As the wageless months wore on during the work in, local shops sent food parcels, workers got free haircuts at local barbers and it seemed like all of Scotland wanted to help. Politicians such as Neil Kinnock, Donald Dewar and Tony Benn visited, while they even got a note from Margaret Thatcher and support from Tory ministers Ian Lang and Michael Forsyth.
Legendary Scots comic Andy Cameron was part of a star-studded troupe who staged shows at the plant.
Inside, security staff were happy to cede 24 hour control of the gates to the Joint Occupying Committee.
The JOC also organised training programmes where the lads got lessons in typewriting and computing, while the secretarial staff were being taught how to drive tractors.
The production crew put their skills to good use by manufacturing a steely mascot, the Pink Panther tractor.
Using materials left in the plant, combined with donated parts and supplies from outside friends and traders, the men brought the effete beast to life.
They parked it in the middle of Glasgow’s George Square as a landmark for strike fund collections and, until a court order prevented it, the JOC had planned to donate it to the charity War on Want’s efforts in Nicaragua.
The then War on Want general secretary, and future Labour MP, George Galloway, said: “The air was thick with talk of famine and there was a desperate need for the machinery they were making in the Third World.
“In the end the company defeated our bid to use the Pink Panther, but we got it to George Square where we guarded it 24 hours a day in the winter weather. It was a joy to behold.”
For the management, the dispute ended up being mainly between the workers and the American owners, with local bosses and staff mostly maintaining good relations.
Then factory manager Ken Woodison, now 82, said: “Caterpillar had expanded and wanted to close plants in America, and they couldn’t close them there without closing some overseas first. We had no idea the lock in would last so long, and there were lots of meetings at ACAS and phone calls.
“We were getting accosted in the streets by people telling us what a lousy thing it was Caterpillar were doing.
“I had sympathy for them, because people didn’t know what they were going to do. I was 58 and had decided to retire early, but I had sympathy for the people that needed to work and didn’t have anywhere to go.”
John added: “The Americans couldn’t believe what was going on, and that we were allowed to do this. At one of the meetings, one of them said that back home they would just shoot us.”
After three months, the occupying force was down to the hundreds, as some of the white collar working staff and other strands of unions peeled away.
“It couldn’t go on though. Every week, we had votes about continuing and at the last meeting before the STUC conference in April, it had been won by just six votes. We had lots of meetings at the STUC conference in Perth, and the unions were telling us to stop andthat they would withdraw their support and strike money if we didn’t find an end to it.
“It was terrible, I was one of the last ones out when it closed.
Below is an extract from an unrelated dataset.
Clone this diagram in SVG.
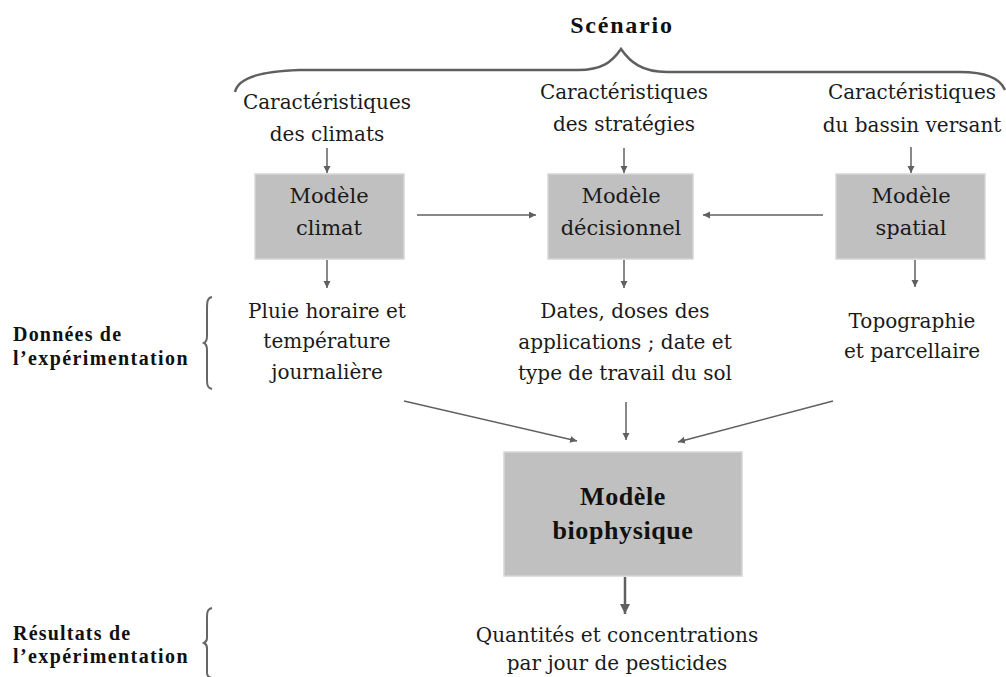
<svg xmlns="http://www.w3.org/2000/svg" width="1006" height="677" viewBox="0 0 1006 677">
<style>
.t{font-family:"DejaVu Serif","Liberation Serif",serif;font-size:20px;fill:#1a1a1a;text-anchor:middle}
.bx{font-size:21px}
.b{font-family:"Liberation Serif","Times New Roman",serif;font-weight:bold;fill:#111}
.box{fill:#c0c0c0;stroke:#d6d6d6;stroke-width:1.5}
.ar{stroke:#606060;stroke-width:1.5;fill:none;marker-end:url(#ah)}
.br{stroke:#5f5f5f;stroke-width:2.5;fill:none}
</style>
<defs>
<marker id="ah" markerUnits="userSpaceOnUse" markerWidth="10" markerHeight="10" refX="7" refY="3.5" orient="auto">
<path d="M0,0 L7,3.5 L0,7 Z" fill="#606060"/>
</marker>
<marker id="ah2" markerUnits="userSpaceOnUse" markerWidth="14" markerHeight="14" refX="10" refY="5" orient="auto">
<path d="M0,0 L10,5 L0,10 Z" fill="#606060"/>
</marker>
</defs>
<rect width="1006" height="677" fill="#fff"/>
<g id="scenario">
<text class="b" x="622" y="33" font-size="24" text-anchor="middle" letter-spacing="1.8">Scénario</text>
<path class="br" d="M235,92 C238,78 262,71 300,70 L578,70 C602,70 612,62 621,49 C630,62 642,72 667,72 L960,72 C985,72 1000,78 1005,90"/>
</g>
<g id="carac-climats">
<text class="t" x="327" y="109">Caractéristiques</text>
<text class="t" x="327" y="141">des climats</text>
</g>
<g id="carac-strategies">
<text class="t" x="624" y="99">Caractéristiques</text>
<text class="t" x="624" y="131">des stratégies</text>
</g>
<g id="carac-bassin">
<text class="t" x="912" y="99">Caractéristiques</text>
<text class="t" x="912" y="132">du bassin versant</text>
</g>
<g id="modele-climat">
<rect class="box" x="255" y="174" width="149" height="85"/>
<text class="t bx" x="329" y="203">Modèle</text>
<text class="t bx" x="329" y="235">climat</text>
</g>
<g id="modele-decisionnel">
<rect class="box" x="548" y="174" width="145" height="85"/>
<text class="t bx" x="621" y="203">Modèle</text>
<text class="t bx" x="621" y="235">décisionnel</text>
</g>
<g id="modele-spatial">
<rect class="box" x="836" y="174" width="149" height="85"/>
<text class="t bx" x="911" y="203">Modèle</text>
<text class="t bx" x="911" y="235">spatial</text>
</g>
<g id="pluie">
<text class="t" x="327" y="318">Pluie horaire et</text>
<text class="t" x="327" y="348">température</text>
<text class="t" x="327" y="379">journalière</text>
</g>
<g id="dates">
<text class="t" x="625" y="318">Dates, doses des</text>
<text class="t" x="625" y="349">applications ; date et</text>
<text class="t" x="625" y="380">type de travail du sol</text>
</g>
<g id="topo">
<text class="t" x="912" y="328">Topographie</text>
<text class="t" x="912" y="358">et parcellaire</text>
</g>
<g id="modele-biophysique">
<rect class="box" x="504" y="452" width="238" height="124"/>
<text class="b" x="623" y="505" font-size="26" text-anchor="middle" letter-spacing="0.6">Modèle</text>
<text class="b" x="623" y="539" font-size="26" text-anchor="middle" letter-spacing="0.6">biophysique</text>
</g>
<g id="quantites">
<text class="t" x="617" y="642">Quantités et concentrations</text>
<text class="t" x="617" y="670">par jour de pesticides</text>
</g>
<g id="donnees">
<text class="b" x="13" y="341" font-size="20" letter-spacing="1.2">Données de</text>
<text class="b" x="13" y="365" font-size="20" letter-spacing="1.4">l’expérimentation</text>
<path stroke="#666" stroke-width="2" fill="none" d="M212,297 C207,298 207,302 207,310 L207,336 C207,340 206,342 204,343 C206,344 207,346 207,350 L207,380 C207,386 208,388 212,389"/>
</g>
<g id="resultats">
<text class="b" x="13" y="640" font-size="20" letter-spacing="1.2">Résultats de</text>
<text class="b" x="13" y="663" font-size="20" letter-spacing="1.4">l’expérimentation</text>
<path stroke="#666" stroke-width="2" fill="none" d="M212,608 C207,609 207,613 207,618 L207,638 C207,641 206,642 204,643 C206,644 207,645 207,648 L207,672 C207,676 208,677 212,678"/>
</g>
<g id="connectors">
<line class="ar" x1="327" y1="148" x2="327" y2="173"/>
<line class="ar" x1="624" y1="148" x2="624" y2="173"/>
<line class="ar" x1="911" y1="147" x2="911" y2="173"/>
<line class="ar" x1="327" y1="260" x2="327" y2="288"/>
<line class="ar" x1="624" y1="260" x2="624" y2="288"/>
<line class="ar" x1="915" y1="260" x2="915" y2="287"/>
<line class="ar" x1="417" y1="215" x2="536" y2="215"/>
<line class="ar" x1="823" y1="215" x2="703" y2="215"/>
<line class="ar" x1="404" y1="401" x2="577" y2="441"/>
<line class="ar" x1="626" y1="402" x2="626" y2="440"/>
<line class="ar" x1="833" y1="401" x2="678" y2="442"/>
<line x1="625" y1="577" x2="625" y2="614" stroke="#606060" stroke-width="2.5" marker-end="url(#ah2)"/>
</g>
</svg>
I have a great deal of pride in standing shoulder to shoulder with those men.”
In the end, the men went back to official work on April 27.
They had secured improved pay offs and, when the sad day came in November that year, when the padlocks were put on for the last time, every worker walked off site with their heads held high despite the lump in their throat and the tears in their eye.
A full 25 years later, the importance of what they achieved is still felt throughout politics and at home.